> [Task goal] Gather all lines in the entries below that include the word "Rebuild".

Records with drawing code
§ §

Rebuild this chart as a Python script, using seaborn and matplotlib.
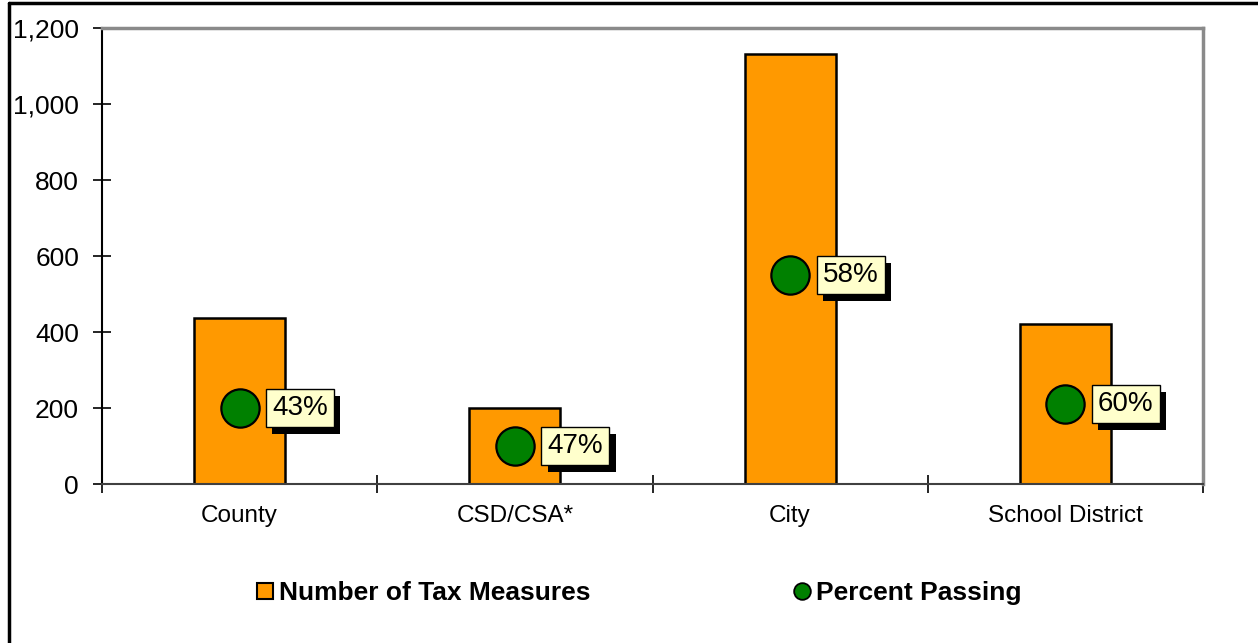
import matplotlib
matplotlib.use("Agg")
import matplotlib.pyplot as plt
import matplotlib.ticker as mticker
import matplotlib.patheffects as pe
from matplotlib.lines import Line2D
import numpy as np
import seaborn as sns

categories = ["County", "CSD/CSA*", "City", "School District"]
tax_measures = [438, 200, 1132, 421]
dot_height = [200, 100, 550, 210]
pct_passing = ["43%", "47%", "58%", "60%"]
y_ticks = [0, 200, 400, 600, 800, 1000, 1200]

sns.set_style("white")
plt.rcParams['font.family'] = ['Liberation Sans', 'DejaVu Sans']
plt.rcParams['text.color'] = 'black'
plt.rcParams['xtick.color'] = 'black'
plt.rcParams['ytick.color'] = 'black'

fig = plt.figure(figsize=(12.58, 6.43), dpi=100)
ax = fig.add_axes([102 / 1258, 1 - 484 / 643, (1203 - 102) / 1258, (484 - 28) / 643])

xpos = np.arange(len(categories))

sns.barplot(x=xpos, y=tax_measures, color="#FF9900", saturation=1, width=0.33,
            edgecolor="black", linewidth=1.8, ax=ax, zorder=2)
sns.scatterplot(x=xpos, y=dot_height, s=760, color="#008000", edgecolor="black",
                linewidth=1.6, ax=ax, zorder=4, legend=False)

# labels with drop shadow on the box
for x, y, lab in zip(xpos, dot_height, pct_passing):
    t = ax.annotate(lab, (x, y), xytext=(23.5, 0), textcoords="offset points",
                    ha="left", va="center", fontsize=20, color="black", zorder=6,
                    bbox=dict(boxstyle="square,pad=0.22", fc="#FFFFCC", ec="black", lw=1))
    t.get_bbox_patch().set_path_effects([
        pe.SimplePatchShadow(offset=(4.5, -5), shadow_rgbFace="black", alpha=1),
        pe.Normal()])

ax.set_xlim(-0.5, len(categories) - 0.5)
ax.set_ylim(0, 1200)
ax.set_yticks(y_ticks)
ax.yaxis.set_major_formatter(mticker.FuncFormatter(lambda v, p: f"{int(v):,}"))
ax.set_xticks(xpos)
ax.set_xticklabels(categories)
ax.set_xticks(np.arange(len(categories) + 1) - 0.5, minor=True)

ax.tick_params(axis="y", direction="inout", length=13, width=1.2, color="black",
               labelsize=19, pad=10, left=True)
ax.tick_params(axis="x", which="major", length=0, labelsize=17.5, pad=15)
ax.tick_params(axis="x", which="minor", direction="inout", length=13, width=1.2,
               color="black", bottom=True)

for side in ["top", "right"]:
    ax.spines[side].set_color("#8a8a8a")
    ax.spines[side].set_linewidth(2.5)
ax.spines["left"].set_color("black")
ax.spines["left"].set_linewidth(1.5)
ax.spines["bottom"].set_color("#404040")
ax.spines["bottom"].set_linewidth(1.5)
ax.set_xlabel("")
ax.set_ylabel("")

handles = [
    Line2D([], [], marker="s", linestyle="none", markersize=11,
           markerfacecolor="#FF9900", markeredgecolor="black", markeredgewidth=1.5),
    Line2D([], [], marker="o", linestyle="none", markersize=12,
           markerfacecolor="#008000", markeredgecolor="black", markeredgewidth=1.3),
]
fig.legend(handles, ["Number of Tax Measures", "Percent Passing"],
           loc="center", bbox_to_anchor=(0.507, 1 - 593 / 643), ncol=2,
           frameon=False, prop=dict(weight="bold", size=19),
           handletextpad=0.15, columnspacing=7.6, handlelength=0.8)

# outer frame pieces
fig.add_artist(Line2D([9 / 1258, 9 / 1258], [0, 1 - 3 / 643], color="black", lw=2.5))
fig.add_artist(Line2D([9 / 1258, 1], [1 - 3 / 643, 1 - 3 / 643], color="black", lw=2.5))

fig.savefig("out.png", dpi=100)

§ §

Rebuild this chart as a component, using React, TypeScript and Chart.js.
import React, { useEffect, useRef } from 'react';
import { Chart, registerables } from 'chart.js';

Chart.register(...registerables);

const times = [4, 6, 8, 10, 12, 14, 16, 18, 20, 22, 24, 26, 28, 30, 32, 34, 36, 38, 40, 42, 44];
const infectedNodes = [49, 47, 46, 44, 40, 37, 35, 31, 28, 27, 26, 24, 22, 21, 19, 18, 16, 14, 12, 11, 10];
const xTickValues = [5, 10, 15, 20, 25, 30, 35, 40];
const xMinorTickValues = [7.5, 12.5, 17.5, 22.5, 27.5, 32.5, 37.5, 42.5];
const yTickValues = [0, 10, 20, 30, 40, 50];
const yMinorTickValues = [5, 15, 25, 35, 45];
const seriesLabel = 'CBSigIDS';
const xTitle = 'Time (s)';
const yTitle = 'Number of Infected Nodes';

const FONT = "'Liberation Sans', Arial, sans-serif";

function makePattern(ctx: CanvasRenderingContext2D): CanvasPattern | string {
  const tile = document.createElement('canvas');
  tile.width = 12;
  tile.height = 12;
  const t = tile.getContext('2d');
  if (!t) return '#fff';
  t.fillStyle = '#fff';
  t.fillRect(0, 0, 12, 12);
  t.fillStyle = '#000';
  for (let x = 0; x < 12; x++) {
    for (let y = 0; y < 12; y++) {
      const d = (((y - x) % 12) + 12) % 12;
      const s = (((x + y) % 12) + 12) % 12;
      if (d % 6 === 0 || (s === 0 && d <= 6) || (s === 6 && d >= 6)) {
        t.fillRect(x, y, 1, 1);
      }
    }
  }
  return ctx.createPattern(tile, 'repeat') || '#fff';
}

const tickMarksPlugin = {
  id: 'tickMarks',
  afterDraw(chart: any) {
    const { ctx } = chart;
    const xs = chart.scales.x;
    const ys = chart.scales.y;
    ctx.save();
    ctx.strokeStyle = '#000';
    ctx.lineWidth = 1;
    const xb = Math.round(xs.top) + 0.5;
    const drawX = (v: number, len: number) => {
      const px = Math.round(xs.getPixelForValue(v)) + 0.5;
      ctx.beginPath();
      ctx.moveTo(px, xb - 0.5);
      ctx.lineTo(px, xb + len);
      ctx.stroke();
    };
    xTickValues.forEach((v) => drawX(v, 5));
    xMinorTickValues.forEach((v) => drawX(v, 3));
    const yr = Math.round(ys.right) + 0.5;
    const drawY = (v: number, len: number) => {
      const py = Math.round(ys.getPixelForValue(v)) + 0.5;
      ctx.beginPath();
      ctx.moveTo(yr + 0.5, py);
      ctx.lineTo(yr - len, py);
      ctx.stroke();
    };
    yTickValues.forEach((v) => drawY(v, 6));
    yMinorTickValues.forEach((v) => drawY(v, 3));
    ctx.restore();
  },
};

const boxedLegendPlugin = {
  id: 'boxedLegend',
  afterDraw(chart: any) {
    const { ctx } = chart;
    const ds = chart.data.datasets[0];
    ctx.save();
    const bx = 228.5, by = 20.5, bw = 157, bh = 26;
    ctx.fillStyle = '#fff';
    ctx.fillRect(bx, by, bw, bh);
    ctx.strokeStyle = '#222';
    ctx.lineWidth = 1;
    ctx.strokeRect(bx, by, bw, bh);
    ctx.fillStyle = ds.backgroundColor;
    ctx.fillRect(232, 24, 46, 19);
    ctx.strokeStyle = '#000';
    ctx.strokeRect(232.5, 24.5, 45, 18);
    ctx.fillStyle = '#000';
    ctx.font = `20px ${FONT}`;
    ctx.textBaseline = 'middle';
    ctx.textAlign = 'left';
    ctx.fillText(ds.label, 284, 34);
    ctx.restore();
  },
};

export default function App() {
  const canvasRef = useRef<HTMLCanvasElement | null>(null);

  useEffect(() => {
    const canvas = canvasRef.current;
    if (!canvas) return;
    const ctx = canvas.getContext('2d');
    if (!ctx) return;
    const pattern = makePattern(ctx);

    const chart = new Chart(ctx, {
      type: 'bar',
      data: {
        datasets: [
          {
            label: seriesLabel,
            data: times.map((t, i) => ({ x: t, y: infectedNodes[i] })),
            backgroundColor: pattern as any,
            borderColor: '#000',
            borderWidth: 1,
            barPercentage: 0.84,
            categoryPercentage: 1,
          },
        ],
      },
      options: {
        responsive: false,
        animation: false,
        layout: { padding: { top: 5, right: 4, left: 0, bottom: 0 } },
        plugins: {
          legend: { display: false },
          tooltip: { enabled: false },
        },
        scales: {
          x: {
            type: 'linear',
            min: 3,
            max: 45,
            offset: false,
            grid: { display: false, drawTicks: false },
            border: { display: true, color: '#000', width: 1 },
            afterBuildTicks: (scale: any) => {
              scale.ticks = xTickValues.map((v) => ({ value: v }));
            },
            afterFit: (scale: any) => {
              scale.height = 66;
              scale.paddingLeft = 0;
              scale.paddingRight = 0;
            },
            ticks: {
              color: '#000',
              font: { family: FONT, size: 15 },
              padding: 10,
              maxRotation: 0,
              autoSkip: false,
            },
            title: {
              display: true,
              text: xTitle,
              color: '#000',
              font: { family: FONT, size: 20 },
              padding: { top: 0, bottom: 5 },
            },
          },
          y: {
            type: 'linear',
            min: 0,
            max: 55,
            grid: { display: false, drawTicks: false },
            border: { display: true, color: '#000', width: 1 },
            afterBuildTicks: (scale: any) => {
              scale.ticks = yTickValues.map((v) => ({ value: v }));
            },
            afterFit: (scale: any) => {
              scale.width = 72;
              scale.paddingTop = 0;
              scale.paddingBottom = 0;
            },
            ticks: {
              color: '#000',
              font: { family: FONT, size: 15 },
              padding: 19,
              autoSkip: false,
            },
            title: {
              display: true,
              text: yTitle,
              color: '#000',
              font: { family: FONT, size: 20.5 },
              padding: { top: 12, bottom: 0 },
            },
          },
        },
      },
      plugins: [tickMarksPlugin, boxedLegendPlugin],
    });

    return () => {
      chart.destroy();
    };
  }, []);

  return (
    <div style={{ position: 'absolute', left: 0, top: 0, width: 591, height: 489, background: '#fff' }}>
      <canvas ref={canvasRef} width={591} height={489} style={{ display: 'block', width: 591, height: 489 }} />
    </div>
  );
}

§ §

> [Task result]
Rebuild this chart as a Python script, using seaborn and matplotlib.
Rebuild this chart as a component, using React, TypeScript and Chart.js.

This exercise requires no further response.